I imagine that on the surface, they mean what they are saying. I say “on the surface” because deep down, they know they are full of shit. Deep down they know they will be with someone soon, because no one who is married or in a serious relationship wants to be alone for a while, or even for the next five minutes. If they wanted to be alone, they would have been alone the whole time.

At some middle-depth level, this statement is really this: “I don’t want to be with you.”

This lie and similar ones, like, “It’s not you, it’s me,” (it’s you, or she would want to be with you), or “I just want to be friends,” (which is almost never even remotely true), or “I don’t think we want the same things,” (which was spoken with great irony to me by a girlfriend who later became a lesbian, proving we both wanted the exact same thing, to be with a lesbian woman), are part of the pointless thrust and parry of courtship, and one of the reasons I am so very glad to be in a healthy marriage.

Sidebar: a woman once told me, “I just can’t be in a co-dependant relationship right now,” then proceeded to marry and divorce two more times in the next ten years.

I know I am asking for a lot more courage than almost all of you are capable of mustering, but people, please, at least once in your miserable little lives tell someone the truth, that you are thinking only of yourself.

1 Comment

  1. OK, I couldn’t let this one go. Perhaps it is the context – women saying this to men who are expressing an interest in them. Then yes, I can see it as one of those “I don’t want to hurt his feelings” kind of untruths.

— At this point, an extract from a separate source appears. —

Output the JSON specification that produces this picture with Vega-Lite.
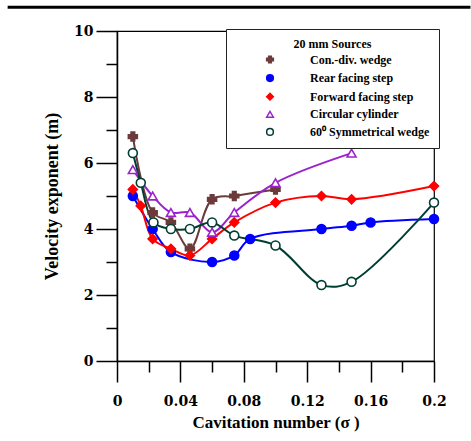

    But have you heard this from a friend, someone who had just been through something rough and knew that they weren’t over it? Sure, jumping into any relationship distracts from the pain, but usually sets you up for even more. Smart girls know this.

    Also, what do you consider “a while?”

    I haven’t said this to a man, but I’ve said it to myself and friends. Going on 3 years separated, 1.5 years divorced and I MAY be willing to date again. Soon. Soon-ish. Who am I kidding, the thought scares the crap out of me.

    But now you know one woman who meant it.